**** Input rows

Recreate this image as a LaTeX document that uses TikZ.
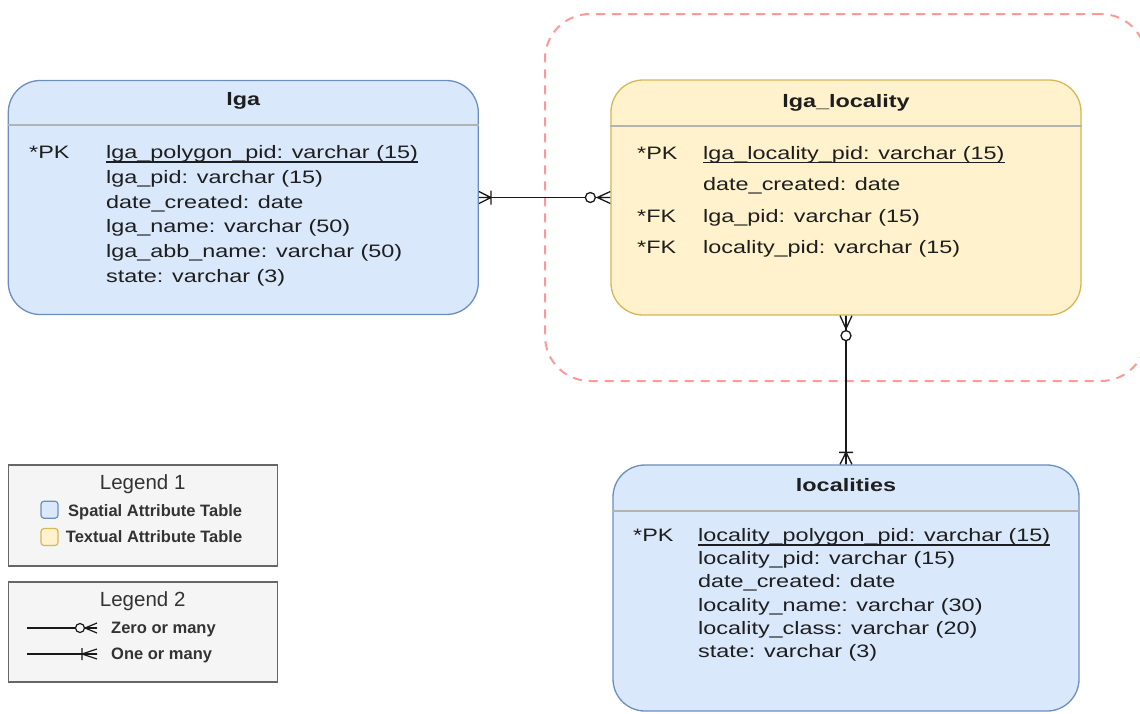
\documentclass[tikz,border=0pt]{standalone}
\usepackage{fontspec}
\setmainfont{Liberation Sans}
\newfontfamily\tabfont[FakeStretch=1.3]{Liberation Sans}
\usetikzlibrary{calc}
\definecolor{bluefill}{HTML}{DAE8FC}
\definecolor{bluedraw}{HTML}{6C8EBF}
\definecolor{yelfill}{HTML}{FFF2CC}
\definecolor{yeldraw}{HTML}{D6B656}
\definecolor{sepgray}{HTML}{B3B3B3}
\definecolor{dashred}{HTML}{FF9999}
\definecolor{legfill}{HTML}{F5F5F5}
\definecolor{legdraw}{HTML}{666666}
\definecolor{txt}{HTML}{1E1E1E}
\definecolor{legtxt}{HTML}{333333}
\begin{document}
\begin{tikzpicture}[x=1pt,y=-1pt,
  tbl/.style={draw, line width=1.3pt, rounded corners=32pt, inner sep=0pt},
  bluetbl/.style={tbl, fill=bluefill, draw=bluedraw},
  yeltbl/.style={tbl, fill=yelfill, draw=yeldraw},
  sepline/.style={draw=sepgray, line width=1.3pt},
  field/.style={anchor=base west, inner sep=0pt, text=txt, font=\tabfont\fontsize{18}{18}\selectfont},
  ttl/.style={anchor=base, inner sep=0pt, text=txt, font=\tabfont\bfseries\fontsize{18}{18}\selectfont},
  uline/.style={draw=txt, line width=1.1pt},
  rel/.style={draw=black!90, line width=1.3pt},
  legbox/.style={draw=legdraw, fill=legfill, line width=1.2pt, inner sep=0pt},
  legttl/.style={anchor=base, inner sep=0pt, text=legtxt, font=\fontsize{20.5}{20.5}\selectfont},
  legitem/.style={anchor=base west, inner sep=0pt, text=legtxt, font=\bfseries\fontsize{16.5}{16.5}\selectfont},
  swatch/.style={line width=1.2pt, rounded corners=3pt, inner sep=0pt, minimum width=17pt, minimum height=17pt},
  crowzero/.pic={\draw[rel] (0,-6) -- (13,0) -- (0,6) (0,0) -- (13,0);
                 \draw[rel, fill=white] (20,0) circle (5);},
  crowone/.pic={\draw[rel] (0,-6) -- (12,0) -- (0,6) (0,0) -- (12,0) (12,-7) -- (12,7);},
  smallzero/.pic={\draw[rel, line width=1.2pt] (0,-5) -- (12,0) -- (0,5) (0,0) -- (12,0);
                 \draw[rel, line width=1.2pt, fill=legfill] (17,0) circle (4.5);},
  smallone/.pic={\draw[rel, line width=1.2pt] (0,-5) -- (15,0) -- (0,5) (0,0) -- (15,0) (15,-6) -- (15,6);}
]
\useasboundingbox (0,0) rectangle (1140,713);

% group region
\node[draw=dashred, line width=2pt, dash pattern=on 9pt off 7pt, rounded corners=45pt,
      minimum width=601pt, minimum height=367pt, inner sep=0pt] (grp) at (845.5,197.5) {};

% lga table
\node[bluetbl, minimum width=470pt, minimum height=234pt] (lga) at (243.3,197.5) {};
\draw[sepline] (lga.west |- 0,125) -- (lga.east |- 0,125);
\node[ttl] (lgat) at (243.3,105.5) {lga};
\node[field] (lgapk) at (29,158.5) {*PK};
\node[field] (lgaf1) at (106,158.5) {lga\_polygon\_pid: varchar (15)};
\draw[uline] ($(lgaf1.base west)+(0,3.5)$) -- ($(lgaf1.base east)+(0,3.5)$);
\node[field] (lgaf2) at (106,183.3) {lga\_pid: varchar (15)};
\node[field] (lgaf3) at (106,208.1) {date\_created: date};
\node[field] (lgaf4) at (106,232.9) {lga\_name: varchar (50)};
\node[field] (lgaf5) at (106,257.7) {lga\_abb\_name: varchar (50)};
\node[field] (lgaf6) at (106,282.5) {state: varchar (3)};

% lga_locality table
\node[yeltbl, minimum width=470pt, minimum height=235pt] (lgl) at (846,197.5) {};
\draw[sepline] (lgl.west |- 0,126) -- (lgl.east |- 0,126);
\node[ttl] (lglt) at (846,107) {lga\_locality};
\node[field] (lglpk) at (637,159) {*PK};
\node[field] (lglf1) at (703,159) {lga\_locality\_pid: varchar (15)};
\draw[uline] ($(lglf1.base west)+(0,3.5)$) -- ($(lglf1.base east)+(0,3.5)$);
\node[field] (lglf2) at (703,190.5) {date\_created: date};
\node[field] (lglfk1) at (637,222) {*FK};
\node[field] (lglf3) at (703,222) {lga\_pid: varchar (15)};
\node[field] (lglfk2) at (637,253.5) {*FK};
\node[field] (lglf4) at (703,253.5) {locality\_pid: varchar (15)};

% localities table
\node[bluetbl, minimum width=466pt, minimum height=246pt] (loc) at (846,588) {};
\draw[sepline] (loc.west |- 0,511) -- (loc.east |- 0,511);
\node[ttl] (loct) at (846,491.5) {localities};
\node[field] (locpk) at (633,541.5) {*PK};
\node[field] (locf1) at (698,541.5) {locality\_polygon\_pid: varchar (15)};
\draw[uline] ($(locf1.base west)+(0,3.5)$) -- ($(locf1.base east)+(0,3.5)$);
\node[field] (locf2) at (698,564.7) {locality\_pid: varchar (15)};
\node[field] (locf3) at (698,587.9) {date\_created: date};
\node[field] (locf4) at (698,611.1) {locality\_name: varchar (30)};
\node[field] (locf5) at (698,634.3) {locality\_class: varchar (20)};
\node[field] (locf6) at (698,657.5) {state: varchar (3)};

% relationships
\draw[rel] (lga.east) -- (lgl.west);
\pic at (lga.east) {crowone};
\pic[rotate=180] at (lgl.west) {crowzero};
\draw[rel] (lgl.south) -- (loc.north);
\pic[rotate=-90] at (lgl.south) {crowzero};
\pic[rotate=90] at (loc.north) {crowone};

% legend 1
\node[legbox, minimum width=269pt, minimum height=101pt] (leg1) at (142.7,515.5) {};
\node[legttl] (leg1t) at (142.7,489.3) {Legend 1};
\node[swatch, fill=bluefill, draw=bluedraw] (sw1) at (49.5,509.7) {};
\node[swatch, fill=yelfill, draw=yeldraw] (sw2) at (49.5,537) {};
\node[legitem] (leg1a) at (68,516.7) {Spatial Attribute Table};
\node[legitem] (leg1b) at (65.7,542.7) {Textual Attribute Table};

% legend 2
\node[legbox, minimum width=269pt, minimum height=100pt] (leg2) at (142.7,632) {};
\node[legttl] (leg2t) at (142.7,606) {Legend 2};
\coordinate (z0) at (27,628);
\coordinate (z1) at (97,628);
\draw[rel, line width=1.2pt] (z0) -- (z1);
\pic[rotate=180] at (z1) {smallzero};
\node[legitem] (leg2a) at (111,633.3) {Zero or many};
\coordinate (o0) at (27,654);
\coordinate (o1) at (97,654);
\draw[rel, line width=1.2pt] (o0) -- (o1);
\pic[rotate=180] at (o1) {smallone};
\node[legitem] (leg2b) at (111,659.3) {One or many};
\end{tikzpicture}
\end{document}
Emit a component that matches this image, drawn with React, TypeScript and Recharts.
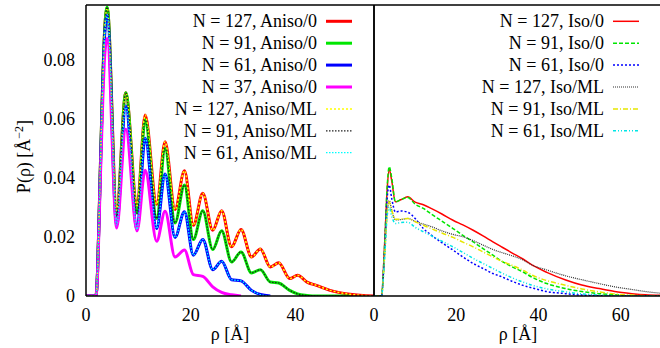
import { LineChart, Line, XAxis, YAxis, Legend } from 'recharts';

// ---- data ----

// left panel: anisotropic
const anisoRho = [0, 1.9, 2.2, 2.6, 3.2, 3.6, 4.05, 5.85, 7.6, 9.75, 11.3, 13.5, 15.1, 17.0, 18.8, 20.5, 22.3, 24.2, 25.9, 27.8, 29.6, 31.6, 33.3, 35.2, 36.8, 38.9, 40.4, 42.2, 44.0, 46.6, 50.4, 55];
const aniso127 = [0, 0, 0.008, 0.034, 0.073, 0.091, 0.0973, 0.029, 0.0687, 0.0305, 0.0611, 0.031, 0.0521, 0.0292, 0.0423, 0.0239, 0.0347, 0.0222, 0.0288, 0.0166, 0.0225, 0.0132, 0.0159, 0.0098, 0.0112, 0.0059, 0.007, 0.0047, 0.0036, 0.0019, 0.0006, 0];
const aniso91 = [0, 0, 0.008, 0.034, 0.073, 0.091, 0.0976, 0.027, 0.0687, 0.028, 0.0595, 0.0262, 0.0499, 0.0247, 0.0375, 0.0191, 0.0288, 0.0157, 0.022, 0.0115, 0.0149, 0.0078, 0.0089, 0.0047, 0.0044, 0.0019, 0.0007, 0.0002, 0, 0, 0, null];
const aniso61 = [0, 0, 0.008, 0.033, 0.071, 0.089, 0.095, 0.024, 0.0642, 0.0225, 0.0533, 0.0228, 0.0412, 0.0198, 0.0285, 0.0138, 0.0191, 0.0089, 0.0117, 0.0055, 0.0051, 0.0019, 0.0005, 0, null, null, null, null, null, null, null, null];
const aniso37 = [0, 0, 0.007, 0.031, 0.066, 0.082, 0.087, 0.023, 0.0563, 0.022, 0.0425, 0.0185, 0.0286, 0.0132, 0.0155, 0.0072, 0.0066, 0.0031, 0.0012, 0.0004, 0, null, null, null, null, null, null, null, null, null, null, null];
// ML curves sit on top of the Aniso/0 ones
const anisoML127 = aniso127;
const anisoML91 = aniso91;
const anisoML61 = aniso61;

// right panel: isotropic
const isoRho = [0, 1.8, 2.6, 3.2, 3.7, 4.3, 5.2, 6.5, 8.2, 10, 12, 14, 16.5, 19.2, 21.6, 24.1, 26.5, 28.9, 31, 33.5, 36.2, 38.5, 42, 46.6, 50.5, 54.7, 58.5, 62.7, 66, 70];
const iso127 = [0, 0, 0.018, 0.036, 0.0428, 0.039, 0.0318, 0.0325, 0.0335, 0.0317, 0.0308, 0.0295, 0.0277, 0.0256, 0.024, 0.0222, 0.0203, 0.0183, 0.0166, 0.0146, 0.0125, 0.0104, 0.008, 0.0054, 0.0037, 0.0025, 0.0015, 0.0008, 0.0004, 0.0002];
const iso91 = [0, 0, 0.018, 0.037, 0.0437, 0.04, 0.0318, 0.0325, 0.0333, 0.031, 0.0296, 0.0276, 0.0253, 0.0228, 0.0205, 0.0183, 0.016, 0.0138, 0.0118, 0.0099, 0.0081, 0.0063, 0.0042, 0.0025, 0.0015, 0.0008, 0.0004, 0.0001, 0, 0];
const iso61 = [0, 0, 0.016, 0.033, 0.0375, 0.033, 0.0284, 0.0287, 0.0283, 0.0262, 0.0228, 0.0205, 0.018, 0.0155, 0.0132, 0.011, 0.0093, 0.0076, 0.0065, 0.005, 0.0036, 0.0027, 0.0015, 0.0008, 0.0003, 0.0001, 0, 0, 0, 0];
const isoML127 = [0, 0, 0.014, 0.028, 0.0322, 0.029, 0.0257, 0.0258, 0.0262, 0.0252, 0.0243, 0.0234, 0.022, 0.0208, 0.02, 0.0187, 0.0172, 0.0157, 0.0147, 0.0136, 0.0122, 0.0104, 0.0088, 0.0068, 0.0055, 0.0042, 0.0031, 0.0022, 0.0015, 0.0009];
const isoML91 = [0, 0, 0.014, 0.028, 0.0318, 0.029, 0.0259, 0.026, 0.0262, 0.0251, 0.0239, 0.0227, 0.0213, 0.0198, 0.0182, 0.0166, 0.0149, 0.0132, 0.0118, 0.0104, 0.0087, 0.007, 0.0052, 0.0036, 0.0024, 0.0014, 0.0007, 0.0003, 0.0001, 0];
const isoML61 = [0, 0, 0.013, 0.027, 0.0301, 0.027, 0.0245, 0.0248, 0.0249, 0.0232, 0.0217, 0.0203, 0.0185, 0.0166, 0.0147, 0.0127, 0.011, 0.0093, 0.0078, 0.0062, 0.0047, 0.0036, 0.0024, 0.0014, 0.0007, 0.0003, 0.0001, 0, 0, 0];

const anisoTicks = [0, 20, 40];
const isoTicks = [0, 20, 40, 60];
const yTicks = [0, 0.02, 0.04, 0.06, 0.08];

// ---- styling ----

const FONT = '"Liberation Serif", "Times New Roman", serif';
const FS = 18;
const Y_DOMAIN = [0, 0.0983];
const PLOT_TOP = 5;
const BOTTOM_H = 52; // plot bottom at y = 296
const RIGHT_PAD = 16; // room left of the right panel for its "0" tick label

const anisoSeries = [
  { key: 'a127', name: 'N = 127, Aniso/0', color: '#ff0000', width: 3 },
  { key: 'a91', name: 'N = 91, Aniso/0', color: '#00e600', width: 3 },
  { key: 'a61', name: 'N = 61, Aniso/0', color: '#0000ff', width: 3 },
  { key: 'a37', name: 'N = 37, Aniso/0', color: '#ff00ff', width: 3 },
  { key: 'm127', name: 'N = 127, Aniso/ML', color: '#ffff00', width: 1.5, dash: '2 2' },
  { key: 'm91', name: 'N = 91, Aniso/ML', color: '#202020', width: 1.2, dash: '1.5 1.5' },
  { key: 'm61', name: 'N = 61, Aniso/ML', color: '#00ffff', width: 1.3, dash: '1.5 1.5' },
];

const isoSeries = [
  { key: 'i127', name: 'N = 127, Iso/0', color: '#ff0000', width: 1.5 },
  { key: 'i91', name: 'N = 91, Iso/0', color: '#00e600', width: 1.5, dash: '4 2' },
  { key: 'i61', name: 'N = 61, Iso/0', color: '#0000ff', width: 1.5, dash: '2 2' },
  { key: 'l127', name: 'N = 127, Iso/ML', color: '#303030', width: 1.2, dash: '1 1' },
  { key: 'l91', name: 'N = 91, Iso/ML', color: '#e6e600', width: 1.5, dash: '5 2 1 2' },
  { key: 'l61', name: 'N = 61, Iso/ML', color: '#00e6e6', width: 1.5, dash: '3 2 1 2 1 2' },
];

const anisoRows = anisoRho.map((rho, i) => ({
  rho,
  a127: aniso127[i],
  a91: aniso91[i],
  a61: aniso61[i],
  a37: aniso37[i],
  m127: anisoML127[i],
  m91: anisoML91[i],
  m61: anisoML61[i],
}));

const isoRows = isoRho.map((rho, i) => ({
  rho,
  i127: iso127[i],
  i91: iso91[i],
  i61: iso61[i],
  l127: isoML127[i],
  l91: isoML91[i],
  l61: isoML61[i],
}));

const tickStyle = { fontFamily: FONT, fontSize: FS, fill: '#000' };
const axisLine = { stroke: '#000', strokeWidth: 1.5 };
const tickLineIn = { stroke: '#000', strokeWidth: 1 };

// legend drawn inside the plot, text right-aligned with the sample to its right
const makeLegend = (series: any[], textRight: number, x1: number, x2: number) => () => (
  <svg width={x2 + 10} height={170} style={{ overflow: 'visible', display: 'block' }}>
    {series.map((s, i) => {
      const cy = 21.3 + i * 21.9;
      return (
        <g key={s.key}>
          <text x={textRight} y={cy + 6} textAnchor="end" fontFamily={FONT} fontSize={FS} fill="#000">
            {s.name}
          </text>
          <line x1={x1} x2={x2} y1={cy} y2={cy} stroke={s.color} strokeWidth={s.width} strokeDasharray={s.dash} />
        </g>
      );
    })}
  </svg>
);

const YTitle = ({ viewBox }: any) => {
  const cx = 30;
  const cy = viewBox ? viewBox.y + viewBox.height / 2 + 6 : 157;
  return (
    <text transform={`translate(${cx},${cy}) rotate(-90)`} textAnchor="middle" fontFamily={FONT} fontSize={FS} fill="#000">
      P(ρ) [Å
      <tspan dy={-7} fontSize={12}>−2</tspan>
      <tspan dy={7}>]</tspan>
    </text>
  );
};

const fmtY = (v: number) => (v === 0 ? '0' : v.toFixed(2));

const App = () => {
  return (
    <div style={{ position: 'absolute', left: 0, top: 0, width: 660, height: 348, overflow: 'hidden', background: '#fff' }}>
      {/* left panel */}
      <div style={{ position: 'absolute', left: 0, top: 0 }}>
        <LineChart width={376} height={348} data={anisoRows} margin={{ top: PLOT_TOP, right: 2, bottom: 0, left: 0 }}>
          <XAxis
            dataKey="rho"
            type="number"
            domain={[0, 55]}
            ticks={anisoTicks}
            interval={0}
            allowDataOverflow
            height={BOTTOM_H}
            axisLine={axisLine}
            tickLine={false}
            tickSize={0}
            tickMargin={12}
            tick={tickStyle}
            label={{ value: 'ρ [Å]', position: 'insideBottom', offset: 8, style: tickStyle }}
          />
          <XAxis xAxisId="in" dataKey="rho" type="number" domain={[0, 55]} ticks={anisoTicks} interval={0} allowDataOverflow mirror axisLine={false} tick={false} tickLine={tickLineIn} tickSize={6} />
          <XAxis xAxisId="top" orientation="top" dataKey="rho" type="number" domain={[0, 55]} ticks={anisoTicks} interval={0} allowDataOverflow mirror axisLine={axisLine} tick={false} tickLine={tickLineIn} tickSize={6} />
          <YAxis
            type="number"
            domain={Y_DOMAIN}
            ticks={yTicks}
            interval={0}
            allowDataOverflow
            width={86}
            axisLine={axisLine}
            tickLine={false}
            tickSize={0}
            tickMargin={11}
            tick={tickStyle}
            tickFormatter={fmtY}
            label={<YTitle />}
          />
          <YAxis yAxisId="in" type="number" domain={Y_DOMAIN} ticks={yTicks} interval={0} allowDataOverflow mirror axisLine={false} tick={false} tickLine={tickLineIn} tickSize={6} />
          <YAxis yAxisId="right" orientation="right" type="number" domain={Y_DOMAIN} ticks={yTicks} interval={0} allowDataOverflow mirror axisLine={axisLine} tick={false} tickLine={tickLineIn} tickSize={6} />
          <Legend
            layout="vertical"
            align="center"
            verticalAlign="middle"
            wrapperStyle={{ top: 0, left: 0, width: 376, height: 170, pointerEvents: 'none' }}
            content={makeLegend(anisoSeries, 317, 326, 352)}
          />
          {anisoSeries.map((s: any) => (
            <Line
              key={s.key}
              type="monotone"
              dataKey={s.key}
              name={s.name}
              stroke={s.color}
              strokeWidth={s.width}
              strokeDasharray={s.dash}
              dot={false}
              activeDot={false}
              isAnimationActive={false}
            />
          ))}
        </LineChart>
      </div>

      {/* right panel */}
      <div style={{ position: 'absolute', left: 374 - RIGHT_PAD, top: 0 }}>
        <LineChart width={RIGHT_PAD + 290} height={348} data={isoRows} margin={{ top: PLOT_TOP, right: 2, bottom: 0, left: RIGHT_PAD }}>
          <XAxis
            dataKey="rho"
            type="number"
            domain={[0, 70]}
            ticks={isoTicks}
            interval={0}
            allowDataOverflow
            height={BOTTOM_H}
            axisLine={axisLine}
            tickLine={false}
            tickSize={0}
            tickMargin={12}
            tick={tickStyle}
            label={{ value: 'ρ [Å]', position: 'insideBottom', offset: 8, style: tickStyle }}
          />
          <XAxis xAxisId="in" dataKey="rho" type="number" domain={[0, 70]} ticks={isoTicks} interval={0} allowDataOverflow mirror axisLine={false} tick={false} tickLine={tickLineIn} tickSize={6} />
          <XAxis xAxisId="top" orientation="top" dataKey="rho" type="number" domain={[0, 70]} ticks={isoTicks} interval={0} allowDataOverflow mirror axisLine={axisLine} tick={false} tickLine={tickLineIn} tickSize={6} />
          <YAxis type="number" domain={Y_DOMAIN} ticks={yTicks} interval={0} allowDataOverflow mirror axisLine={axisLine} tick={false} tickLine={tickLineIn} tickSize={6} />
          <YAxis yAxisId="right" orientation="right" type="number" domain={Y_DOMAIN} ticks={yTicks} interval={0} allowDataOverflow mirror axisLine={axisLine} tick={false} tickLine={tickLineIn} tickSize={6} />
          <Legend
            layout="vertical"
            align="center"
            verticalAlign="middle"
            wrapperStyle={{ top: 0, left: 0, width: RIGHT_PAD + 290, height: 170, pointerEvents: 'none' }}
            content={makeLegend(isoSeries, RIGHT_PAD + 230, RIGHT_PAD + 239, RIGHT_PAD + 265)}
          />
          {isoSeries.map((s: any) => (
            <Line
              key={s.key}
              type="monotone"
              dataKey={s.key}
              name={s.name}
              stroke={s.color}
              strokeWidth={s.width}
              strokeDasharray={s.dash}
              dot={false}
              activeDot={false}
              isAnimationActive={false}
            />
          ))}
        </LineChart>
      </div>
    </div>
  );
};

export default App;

********

## To be done
Using the data above, copy exactly the lines from the one containing "Emit a component" to the one containing "// ---- data ----", inclusive. Exclude the pictures.

## Final result
Emit a component that matches this image, drawn with React, TypeScript and Recharts.
import { LineChart, Line, XAxis, YAxis, Legend } from 'recharts';

// ---- data ----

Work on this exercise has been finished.